Crossroads by Kaleb Dahlgren

Crossroads by Kaleb Dahlgren

Author:Kaleb Dahlgren
Language: eng
Format: epub
Publisher: HarperCollins Publishers
Published: 2021-01-29T00:00:00+00:00


Chapter 13

Tell me I’m dreaming.

I still have no memory of the tragedy that has been imprinted on my life forever.

My parents have had to fill in the blanks for me, as they did that day and would have to do for several days to come.

My parents were told that my neck was broken, I had a fractured skull and a possible brain injury, and both of my femurs were shattered. The right side of my skull had an enormous puncture wound and was partially degloved, meaning a large part of the skin and hair had been torn from my scalp. I had cuts all over my body from head to toe. There were tiny shards of glass under my skin, which would remain embedded in me for years. There was a 5C marking next to my left eye—an impression from the decal indicating a seat seven rows ahead of mine. But I was breathing. I was talking. My parents felt the relief of realized hope. They knew that I’d not only survived, but that I had a chance of recovering.

However, as those early minutes together passed, Mom and Dad grew increasingly concerned that I had suffered a traumatic brain injury. The bandages wrapped around my head covered the extent of the physical injury, but my erratic speech, mood, and memory were enough for them to know something was wrong. I was not my normal self—I never swear and for sure don’t speak to people in that harsh tone. My face was flat, almost blank. I mostly kept my eyes closed. No expression of emotion on my face. I wouldn’t smile or frown. I just was stoic—until another rush of pain would hit, and then I would start excessively cursing again. My parents had never heard me like that. I continued to ask why I was there—and kept believing I had been hospitalized for a game-related injury. As nurses, my parents knew enough about brain injuries, and specifically the issues that can arise from bleeding and intracranial pressure, to know that things can go south very quickly.

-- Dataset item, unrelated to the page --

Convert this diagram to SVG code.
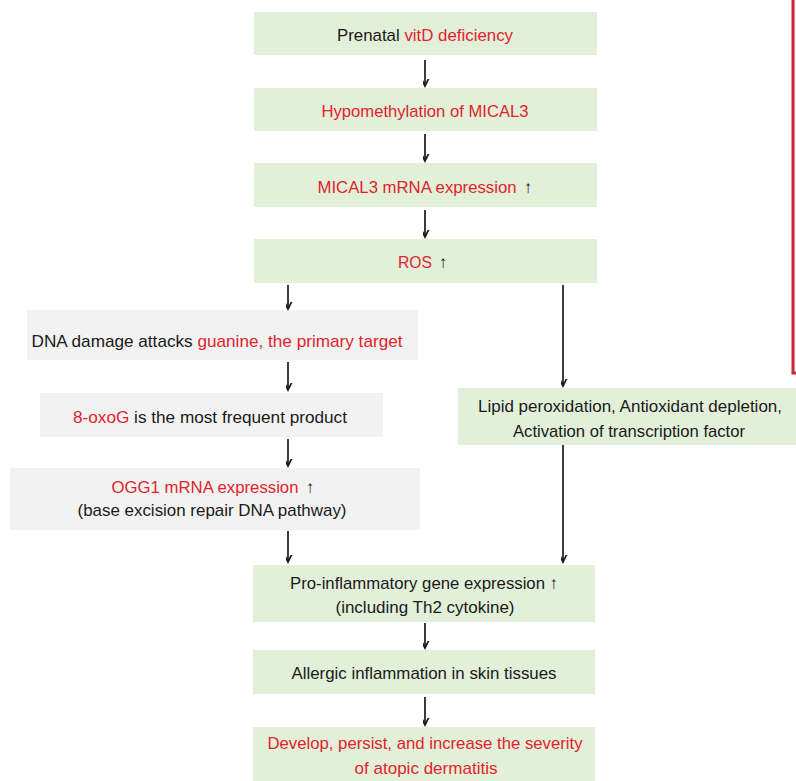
<svg xmlns="http://www.w3.org/2000/svg" width="796" height="781" viewBox="0 0 796 781">
<style>
.g{fill:#e2efd9}
.y{fill:#f2f2f2}
text{font-family:"Liberation Sans",Arial,sans-serif;font-size:17px;fill:#1a1a1a;text-anchor:middle}
.r{fill:#e0242c}
.k{fill:#1a1a1a}
.c{stroke:#1a1a1a;stroke-width:1.7;fill:none;marker-end:url(#ah)}
</style>
<defs>
<marker id="ah" markerWidth="14" markerHeight="14" viewBox="-7 -12 14 14" refX="0" refY="0" markerUnits="userSpaceOnUse" orient="auto-start-reverse">
<path d="M-5,-10 L0,0 L5,-10" transform="rotate(-90)" fill="none" stroke="#1a1a1a" stroke-width="1.7"/>
</marker>
</defs>
<rect x="0" y="0" width="796" height="781" fill="#ffffff"/>
<path d="M793,0 V373 H796" fill="none" stroke="#cc2a32" stroke-width="3"/>
<g id="n1"><rect class="g" x="254" y="12" width="343" height="43"/><text x="425" y="41" textLength="176" lengthAdjust="spacingAndGlyphs">Prenatal <tspan class="r">vitD deficiency</tspan></text></g>
<g id="n2"><rect class="g" x="254" y="88" width="343" height="43"/><text class="r" x="425" y="117" textLength="207" lengthAdjust="spacingAndGlyphs">Hypomethylation of MICAL3</text></g>
<g id="n3"><rect class="g" x="254" y="163" width="343" height="44"/><text class="r" x="417" y="193" textLength="199" lengthAdjust="spacingAndGlyphs">MICAL3 mRNA expression</text><text x="528" y="193">↑</text></g>
<g id="n4"><rect class="g" x="254" y="239" width="343" height="44"/><text class="r" x="415" y="268" textLength="34" lengthAdjust="spacingAndGlyphs">ROS</text><text x="443" y="268">↑</text></g>
<g id="n5"><rect class="y" x="27" y="310" width="391" height="50"/><text x="217" y="347" textLength="371" lengthAdjust="spacingAndGlyphs">DNA damage attacks <tspan class="r">guanine, the primary target</tspan></text></g>
<g id="n6"><rect class="y" x="40" y="393" width="343" height="44"/><text x="210" y="423" textLength="274" lengthAdjust="spacingAndGlyphs"><tspan class="r">8-oxoG</tspan> is the most frequent product</text></g>
<g id="n7"><rect class="y" x="10" y="468" width="410" height="62"/><text class="r" x="205" y="493" textLength="187" lengthAdjust="spacingAndGlyphs">OGG1 mRNA expression</text><text x="310" y="493">↑</text><text x="212" y="516" textLength="269" lengthAdjust="spacingAndGlyphs">(base excision repair DNA pathway)</text></g>
<g id="n8"><rect class="g" x="458" y="388" width="338" height="57"/><text x="630" y="412" textLength="304" lengthAdjust="spacingAndGlyphs">Lipid peroxidation, Antioxidant depletion,</text><text x="629" y="437" textLength="232" lengthAdjust="spacingAndGlyphs">Activation of transcription factor</text></g>
<g id="n9"><rect class="g" x="253" y="565" width="342" height="57"/><text x="424" y="589" textLength="268" lengthAdjust="spacingAndGlyphs">Pro-inflammatory gene expression ↑</text><text x="425" y="613" textLength="179" lengthAdjust="spacingAndGlyphs">(including Th2 cytokine)</text></g>
<g id="n10"><rect class="g" x="253" y="650" width="342" height="44"/><text x="424" y="679" textLength="265" lengthAdjust="spacingAndGlyphs">Allergic inflammation in skin tissues</text></g>
<g id="n11"><rect class="g" x="253" y="727" width="342" height="54"/><text class="r" x="425" y="749" textLength="315" lengthAdjust="spacingAndGlyphs">Develop, persist, and increase the severity</text><text class="r" x="426" y="774" textLength="143" lengthAdjust="spacingAndGlyphs">of atopic dermatitis</text></g>
<g id="connectors">
<line class="c" x1="425" y1="60" x2="425" y2="86"/>
<line class="c" x1="425" y1="134" x2="425" y2="161"/>
<line class="c" x1="425" y1="210" x2="425" y2="237"/>
<line class="c" x1="288" y1="285" x2="288" y2="309"/>
<line class="c" x1="563" y1="285" x2="563" y2="386"/>
<line class="c" x1="288" y1="362" x2="288" y2="390"/>
<line class="c" x1="288" y1="439" x2="288" y2="466"/>
<line class="c" x1="288" y1="531" x2="288" y2="562"/>
<line class="c" x1="563" y1="445" x2="563" y2="562"/>
<line class="c" x1="425" y1="623" x2="425" y2="648"/>
<line class="c" x1="425" y1="697" x2="425" y2="725"/>
</g>
</svg>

A nurse finally gave me something for the pain, which would settle me down for about twenty minutes until I’d need another dose. Once some people had been airlifted to Royal University Hospital in Saskatoon, I was moved out of the office and back into the emergency department at the Nipawin Hospital. A doctor and a nurse were assigned to stay with us the whole time.

Dad’s phone kept buzzing. It seemed like everyone we knew was trying to reach us. Word had spread on social media that I had died, and people were sending their condolences. My parents’ answering machine was flooded with messages from people who thought I had died. One of my good friends, Wyatt Tyndall, who was at Penn State, called. So did my old roommate Michael Korol, who was studying in Vermont. Wyatt Grant, who was in Phoenix; Connor Ingram, who was in upstate New York State; Jarrett Fontaine, who was in Langley; and Evan Weninger, who was in Omaha, all texted.